School of Computer Science and Electronic Engineering, Essex University
- Former names: Electronic Systems Engineering (1966–2007), Department of Computer Science (1966–2007)
- Established: 2007 (Following a merger of the departments of Computer Science and Electronic Systems Engineering)
- Location: Colchester, United Kingdom 51°53′00″N 0°54′00″E﻿ / ﻿51.88333°N 0.9°E
- Campus: University of Essex, Wivenhoe Park, Colchester, CO4 3SQ, United Kingdom;
- Website: Essex.ac.uk

= School of Computer Science and Electronic Engineering, Essex University =

The School of Computer Science and Electronic Engineering at the University of Essex is an academic department that focuses on educating and researching into Computer Science and Electronic Engineering specific matters. It was formed by the merger of two departments, notable for being amongst the first in England in their fields, the Department of Electronic Systems Engineering (1966) and the Department of Computer Science (1966).

==Achievements==
The School/Department is notable for the following achievements:
- The Department's MSc Masters course in Telecommunications was the first one in the world to cover the complete telecommunication system, including both switching and transmission.
- The world's first telephone based system for deaf people to communicate with each other was invented and developed in the department by Don Pearson in 1981. The system was based on sign language - cameras and display devices were able to work within the limited telephone bandwidth to enable sign language communication two decades before the widespread use of broadband and web-cameras.
- The department produced the first MSc on the Theory of Programming Languages (1970; Laski, Turner) called Program Linguistics.
- Charles Broyden in 1970 developed the BFGS method for numerical optimisation. The method is still the industry standard, in constant use around the world after nearly 40 years.

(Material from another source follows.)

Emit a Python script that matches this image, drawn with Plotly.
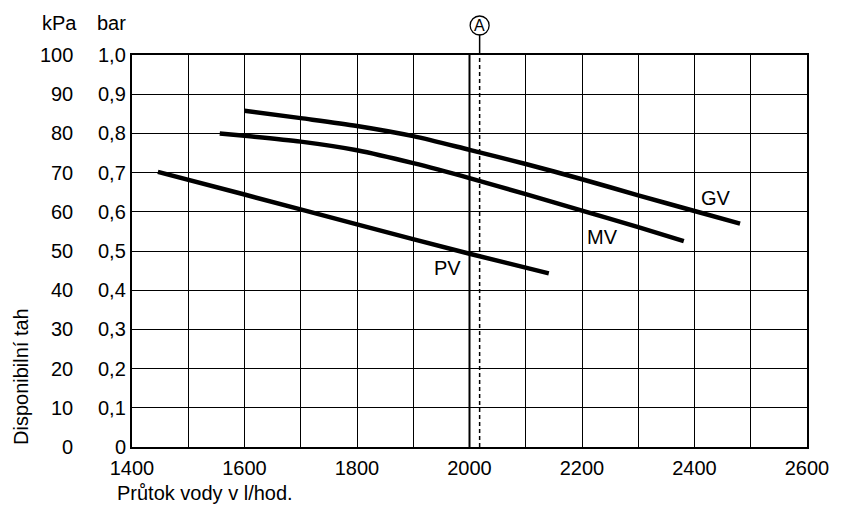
import plotly.graph_objects as go

# ---- data ----
gv_x = [1600, 1700, 1800, 1900, 2000, 2100, 2200, 2300, 2400, 2481]
gv_y = [85.8, 83.9, 81.9, 79.3, 75.8, 72.2, 68.3, 64.2, 60.2, 57.0]
mv_x = [1556, 1600, 1700, 1800, 1900, 2000, 2100, 2200, 2300, 2381]
mv_y = [80.0, 79.4, 77.9, 75.7, 72.4, 68.6, 64.5, 60.3, 56.1, 52.5]
pv_x = [1446, 1600, 1800, 2000, 2141]
pv_y = [70.2, 64.4, 56.8, 49.3, 44.3]

series_names = ["GV", "MV", "PV"]
label_pos_x = [2438, 2237, 1960]
label_pos_y = [63.6, 53.5, 45.7]

x_ticks = [1400, 1600, 1800, 2000, 2200, 2400, 2600]
kpa_ticks = [0, 10, 20, 30, 40, 50, 60, 70, 80, 90, 100]
bar_labels = ["0", "0,1", "0,2", "0,3", "0,4", "0,5", "0,6", "0,7", "0,8", "0,9", "1,0"]

marker_a_x = 2018
ref_line_x = 2000

FONT = "Liberation Sans, Arial, sans-serif"
FS = 20

fig = go.Figure()
for xs, ys in [(gv_x, gv_y), (mv_x, mv_y), (pv_x, pv_y)]:
    fig.add_trace(go.Scatter(x=xs, y=ys, mode="lines",
                             line=dict(color="black", width=4.5, shape="spline", smoothing=0.8),
                             showlegend=False, hoverinfo="skip"))

for name, lx, ly in zip(series_names, label_pos_x, label_pos_y):
    fig.add_annotation(x=lx, y=ly, text=name, showarrow=False,
                       font=dict(family=FONT, size=FS, color="black"))

# kPa column
for v in kpa_ticks:
    fig.add_annotation(xref="paper", x=0, xshift=-57, xanchor="right",
                       yref="y", y=v, yanchor="middle", text=str(v), showarrow=False,
                       font=dict(family=FONT, size=FS, color="black"))
# bar column
for v, t in zip(kpa_ticks, bar_labels):
    fig.add_annotation(xref="paper", x=0, xshift=-4, xanchor="right",
                       yref="y", y=v, yanchor="middle", text=t, showarrow=False,
                       font=dict(family=FONT, size=FS, color="black"))

# headers
fig.add_annotation(xref="paper", x=0, xshift=-92, xanchor="left",
                   yref="paper", y=1, yshift=32, yanchor="middle", text="kPa", showarrow=False,
                   font=dict(family=FONT, size=FS, color="black"))
fig.add_annotation(xref="paper", x=0, xshift=-4, xanchor="right",
                   yref="paper", y=1, yshift=32, yanchor="middle", text="bar", showarrow=False,
                   font=dict(family=FONT, size=FS, color="black"))

# axis titles
fig.add_annotation(xref="paper", x=0, xshift=-17, xanchor="left",
                   yref="paper", y=0, yshift=-46, yanchor="middle",
                   text="Průtok vody v l/hod.", showarrow=False,
                   font=dict(family=FONT, size=FS, color="black"))
fig.add_annotation(xref="paper", x=0, xshift=-111, xanchor="center",
                   yref="paper", y=0, yshift=70, yanchor="middle",
                   text="Disponibilní tah", textangle=-90, showarrow=False,
                   font=dict(family=FONT, size=FS, color="black"))

# reference lines
fig.add_shape(type="line", xref="x", yref="y", x0=ref_line_x, x1=ref_line_x, y0=0, y1=100,
              line=dict(color="black", width=2))
fig.add_shape(type="line", xref="x", yref="y", x0=marker_a_x, x1=marker_a_x, y0=0, y1=100,
              line=dict(color="black", width=1.5, dash="4px,3px"))
fig.add_shape(type="line", xref="x", yref="paper", x0=marker_a_x, x1=marker_a_x,
              y0=1, y1=1 + 20.5 / 392, line=dict(color="black", width=1.5))
fig.add_shape(type="circle", xref="x", yref="paper", xsizemode="pixel", ysizemode="pixel",
              xanchor=marker_a_x, yanchor=1 + 29.5 / 392, x0=-9.5, x1=9.5, y0=-9.5, y1=9.5,
              line=dict(color="black", width=1.3), fillcolor="rgba(0,0,0,0)")
fig.add_annotation(xref="x", x=marker_a_x, yref="paper", y=1 + 29.5 / 392,
                   xanchor="center", yanchor="middle", text="A",
                   showarrow=False, font=dict(family=FONT, size=16, color="black"))

fig.update_xaxes(range=[1400, 2600], tickvals=x_ticks, ticktext=[str(v) for v in x_ticks],
                 showgrid=True, gridcolor="black", gridwidth=1.3,
                 showline=True, linecolor="black", linewidth=2, mirror=True,
                 ticks="", tickfont=dict(family=FONT, size=FS, color="black"),
                 ticklabelstandoff=2, zeroline=False, fixedrange=True)
fig.update_xaxes(minor=dict(showgrid=True, gridcolor="black", gridwidth=1.3, dtick=100, tick0=1400))
fig.update_yaxes(range=[0, 100], tickvals=kpa_ticks, showticklabels=False,
                 showgrid=True, gridcolor="black", gridwidth=1.3,
                 showline=True, linecolor="black", linewidth=2, mirror=True,
                 ticks="", zeroline=False, fixedrange=True)

fig.update_layout(width=841, height=507, margin=dict(l=132, r=27, t=55, b=60),
                  paper_bgcolor="white", plot_bgcolor="white", showlegend=False,
                  font=dict(family=FONT, size=FS, color="black"))

fig.write_html("out.html", config={"displayModeBar": False},
               post_script="document.body.style.margin='0';document.body.style.overflow='hidden';")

==Current notable research==
- The Photonics Hyperhighway project began in 2010 and is planned to run until 2016. It was funded by the Engineering and Physical Sciences Research Council (EPSRC) with an aims to focus on energy-efficient ultra high capacity ICT infrastructure. The project plans to make broadband internet 100 times faster including partnership with the BBC to help broadcast ultra high definition content.
- Current research with the UK Research Network on Artificial Intelligence and Video Game technologies into artificial intelligence and Computer Games

==Notable alumni and staff==

- Richard Bartle, Co-creator of MUD1 (the first Multi-User Dungeon) and author of Designing Virtual Worlds. Lecturer
- Tony Brooker, University's founding Chair of Computer Science 1967.
- Charles George Broyden, a senior lecturer in the department from 1967 to 1970, independently discovered the Broyden–Fletcher–Goldfarb–Shanno (BFGS) method. It has been a key technique in solving optimization problems, while he was also well known for Broyden's methods and Broyden family methods. In 2009, the Charles Broyden Prize was named after him to "honor this remarkable researcher" by Optimization Methods and Software in the international optimization community.
- Riccardo Poli, Major contributor to the field of Genetic Programming. Current lecturer at the university.
- Edward Tsang. known for his work on constraint satisfaction and computational finance* Ray Turner, notable for his work on logic in computer science and for his pioneering work in the philosophy of computer science. Emeritus Professor
- Hani Hagras, notable for his work on Type-2 fuzzy sets and systems, and researcher on Explainable Artificial Intelligence. Currently, he's professor at the school.
- Javier Andreu-Perez, scientist in human-centered AI for health technology and major contributor to the field of AI in healthcare and cognitive neuroscience. Currently he's faculty member at the school.